The only issue that remained undiscussed above is probably the tax saving aspect. Many advisors would take advantage of March being the last month to make investments and would ask you to quickly invest in a ULIP before you could do a background check. Lets be beware of such advisors.

Now, how do we save taxes ? PPF forms one of the best avenues for investment. However, if you are young and are looking at greater wealth creation, you may do an SIP of say Rs. 5000 p.m in an ELSS fund. The balance amount can be invested in PPF and the term insurance premium. You will observe that you are moving in a truly wealth creation direction along with tax saving.

We look forward to your feedback and comments on the above article. Please feel free to contact us on saurabh.nidhiinvestments@gmail.com if you have any questions.

(The views mentioned in the article are personal opinion of the author. The readers are advised to use their own judgement and consult their investment advisor before making any investment decisions.)








  1. Very nicely explained the dark side of ULIPs.

    But one brighter side (ofcourse doesn’t mean advocating ULIP) is since its a kind of closed ended fund, if you have a good fund manager can outperform other open ended mutual funds even indices.

    But, its the charges both declared and hidden that eats up all the advantages of it.

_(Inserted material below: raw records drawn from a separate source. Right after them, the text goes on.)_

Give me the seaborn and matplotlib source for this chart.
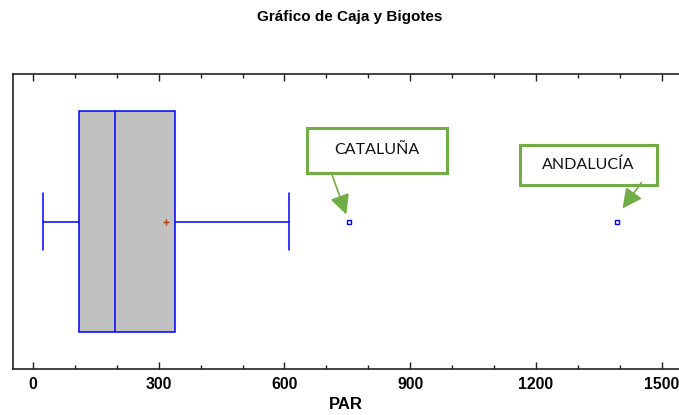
import matplotlib
matplotlib.use("Agg")
import matplotlib.pyplot as plt
import matplotlib.transforms as mtransforms
from matplotlib.patches import Rectangle, FancyArrowPatch
from matplotlib.ticker import MultipleLocator
import seaborn as sns
import pandas as pd

# Parados (miles) por comunidad autónoma
regiones = ["Andalucía", "Cataluña", "C. Valenciana", "Madrid", "Canarias",
            "Galicia", "Castilla-La Mancha", "Castilla y León", "País Vasco",
            "Murcia", "Aragón", "Extremadura", "Asturias", "Baleares",
            "Cantabria", "Navarra", "La Rioja"]
par = [1394, 754, 610, 518, 340, 300, 265, 230, 195, 175, 150, 130, 110,
       95, 70, 45, 25]

x_ticks = [0, 300, 600, 900, 1200, 1500]
titulo = "Gráfico de Caja y Bigotes"
etiqueta_x = "PAR"

# Outliers annotated with a callout: (region, text-box and arrow layout in pixels)
callouts = {
    "Cataluña": dict(box=(-41.7, 49, 140, 45), arrow=((-16.7, 46), (-2.7, 7))),
    "Andalucía": dict(box=(-97.7, 37, 137, 40), arrow=((24.3, 39), (5.3, 13))),
}

df = pd.DataFrame({"region": regiones, "PAR": par})

sns.set_style("white")
plt.rcParams["font.family"] = ["Liberation Sans", "DejaVu Sans"]
plt.rcParams["text.color"] = "black"
plt.rcParams["axes.labelcolor"] = "black"
plt.rcParams["xtick.color"] = "black"

W, H, DPI = 679, 415, 100
fig = plt.figure(figsize=(W / DPI, H / DPI), dpi=DPI)
ax = fig.add_axes([13 / W, 1 - 369 / H, (W - 13) / W, (369 - 74) / H])

green = "#70AD47"
blue = "#0000FF"

sns.boxplot(
    data=df, x="PAR", orient="h", ax=ax,
    width=0.75, color="#C0C0C0", saturation=1, linecolor=blue, linewidth=1.1,
    whis=1.5, showmeans=True, capwidths=0.19,
    meanprops=dict(marker="+", markeredgecolor="#B04010", markersize=5,
                   markeredgewidth=1),
    flierprops=dict(marker="s", markerfacecolor="none", markeredgecolor=blue,
                    markersize=3.5, markeredgewidth=1),
)

ax.set_xlim((13 - 33) / 0.4191, (W - 33) / 0.4191)
ax.set_ylim(0.5, -0.5)
ax.set_yticks([])
ax.set_ylabel("")
ax.set_xticks(x_ticks)
ax.set_xticklabels([str(v) for v in x_ticks], fontsize=11.3, fontweight="bold",
                   color="black")
ax.xaxis.set_minor_locator(MultipleLocator(100))
ax.tick_params(axis="x", which="both", direction="in", top=True, bottom=True,
               color="#222222", width=1, pad=6)
ax.tick_params(axis="x", which="major", length=5)
ax.tick_params(axis="x", which="minor", length=3)
ax.set_xlabel(etiqueta_x, fontsize=12, fontweight="bold", labelpad=3.5,
              color="black")

for side in ["top", "bottom", "left"]:
    ax.spines[side].set_visible(True)
    ax.spines[side].set_color("#222222")
    ax.spines[side].set_linewidth(1.2)
ax.spines["right"].set_visible(False)

fig.text(0.515, 1 - 17 / H, titulo, ha="center", va="center",
         fontsize=11, fontweight="bold", color="black")

# Callouts anchored at the outlier values, laid out in pixel offsets
for region, spec in callouts.items():
    valor = df.loc[df["region"] == region, "PAR"].iloc[0]
    trans = mtransforms.Affine2D() + mtransforms.ScaledTranslation(valor, 0, ax.transData)
    x0, y0, w, h = spec["box"]
    ax.add_patch(Rectangle((x0, y0), w, h, transform=trans, facecolor="white",
                           edgecolor=green, linewidth=2.2, clip_on=False, zorder=5))
    ax.text(x0 + w / 2, y0 + h / 2, region.upper(), transform=trans,
            ha="center", va="center", fontsize=11.5, family=["Lato", "DejaVu Sans"],
            color="#111111", zorder=6)
    (sx, sy), (ex, ey) = spec["arrow"]
    ax.add_patch(FancyArrowPatch((sx, sy), (ex, ey), transform=trans,
                                 arrowstyle="-|>,head_length=0.6,head_width=0.3",
                                 mutation_scale=20, color=green, linewidth=1.2,
                                 shrinkA=0, shrinkB=0, clip_on=False, zorder=5))

fig.savefig("out.png", dpi=DPI)
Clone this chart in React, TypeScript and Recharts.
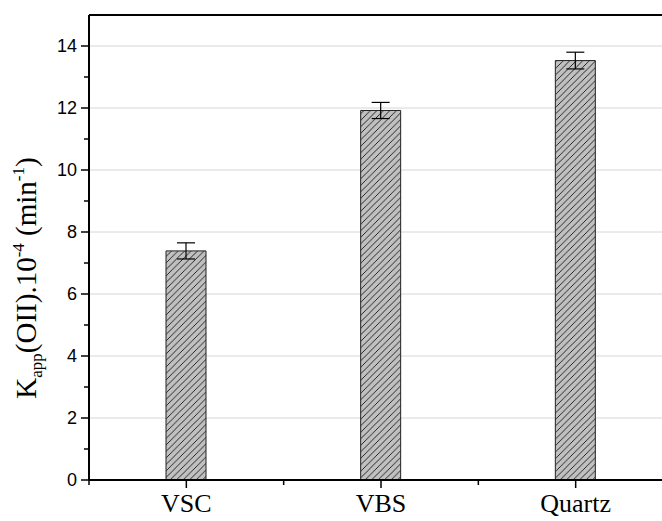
import { Bar, CartesianGrid, ComposedChart, ErrorBar, ReferenceLine, XAxis, YAxis } from 'recharts';

const categories = ['VSC', 'VBS', 'Quartz'];
const kapp = [7.39, 11.92, 13.53];
const kappErr = [0.26, 0.26, 0.27];
const xTicks = [0.5, 1, 1.5, 2, 2.5, 3, 3.5];
const yTicks = [0, 1, 2, 3, 4, 5, 6, 7, 8, 9, 10, 11, 12, 13, 14, 15];
const gridValues = [2, 4, 6, 8, 10, 12, 14];

const data = categories.map((name, i) => ({ x: i + 1, name, value: kapp[i], err: kappErr[i] }));

const SERIF = '"Liberation Serif", "Times New Roman", serif';
const SANS = '"Liberation Sans", Arial, sans-serif';

function YTick(props: any) {
  const { x, y, payload } = props;
  const v = payload.value as number;
  const major = v % 2 === 0;
  if (v === 15) return null;
  return (
    <g>
      <line x1={x} x2={x - (major ? 8 : 5)} y1={y} y2={y} stroke="#000" strokeWidth={1.5} />
      {major && (
        <text x={x - 12} y={y} dy="0.36em" textAnchor="end" fontFamily={SANS} fontSize={18} fill="#000">
          {v}
        </text>
      )}
    </g>
  );
}

function XTick(props: any) {
  const { x, y, payload } = props;
  const v = payload.value as number;
  const major = Number.isInteger(v);
  return (
    <g>
      <line x1={x} x2={x} y1={y} y2={y + (major ? 8 : 5)} stroke="#000" strokeWidth={1.5} />
      {major && (
        <text x={x} y={y + 32} textAnchor="middle" fontFamily={SERIF} fontSize={26} fill="#000">
          {categories[v - 1]}
        </text>
      )}
    </g>
  );
}

function YLabel() {
  const cx = 36;
  const cy = 278;
  return (
    <text x={cx} y={cy} transform={`rotate(-90, ${cx}, ${cy})`} textAnchor="middle" fontFamily={SERIF} fontSize={29} fill="#000">
      K
      <tspan fontSize={17} dy={6}>app</tspan>
      <tspan dy={-6}>(OII).10</tspan>
      <tspan fontSize={17} dy={-12}>-4</tspan>
      <tspan dy={12}> (min</tspan>
      <tspan fontSize={17} dy={-12}>-1</tspan>
      <tspan dy={12}>)</tspan>
    </text>
  );
}

export default function App() {
  return (
    <div style={{ position: 'absolute', left: 0, top: 0, width: 662, height: 521, overflow: 'hidden', background: '#fff' }}>
      <ComposedChart width={683} height={521} data={data} margin={{ top: 15, right: 10, bottom: 40, left: 88 }}>
        <defs>
          <pattern id="hatch" patternUnits="userSpaceOnUse" width={6.5} height={6.5}>
            <rect width={6.5} height={6.5} fill="#c0c0c0" />
            <path d="M0,6.5 L6.5,0 M-1,1 L1,-1 M5.5,7.5 L7.5,5.5" stroke="#000" strokeWidth={0.8} />
          </pattern>
        </defs>
        <CartesianGrid vertical={false} horizontalValues={gridValues} stroke="#d6d6d6" />
        <XAxis
          dataKey="x"
          type="number"
          domain={[0.5, 3.5]}
          ticks={xTicks}
          allowDataOverflow
          interval={0}
          height={1}
          tickSize={0}
          tickMargin={0}
          tickLine={false}
          tick={<XTick />}
          stroke="#000"
          strokeWidth={2}
        />
        <YAxis
          type="number"
          domain={[0, 15]}
          ticks={yTicks}
          interval={0}
          width={1}
          tickSize={0}
          tickMargin={0}
          tickLine={false}
          tick={<YTick />}
          stroke="#000"
          strokeWidth={2}
          label={<YLabel />}
        />
        <ReferenceLine y={15} stroke="#000" strokeWidth={2} />
        <Bar dataKey="value" barSize={40} fill="url(#hatch)" stroke="#222" strokeWidth={1} isAnimationActive={false}>
          <ErrorBar dataKey="err" width={9} stroke="#000" strokeWidth={1.2} />
        </Bar>
      </ComposedChart>
    </div>
  );
}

    1. Thanks for your very valuable comments, Sir.

      I agree with your point of ULIPs being inferior majorly because of declared and hidden charges. Additionally, it is the way in which it is pitched what makes it worse. Advisors are seen not highlighting these charges due to their own foul interests.

      Thank you so much once again for your appreciation and insights.

  2. Great going!! I expect this to be one of the most talked about site with the maximum eyeballs in the times to come!! 🙂

    1. Thank u so much bro. Your pat always comes as a great motivator for me to reach greater heights. Looking forward to more visits and valuable insights from you in future.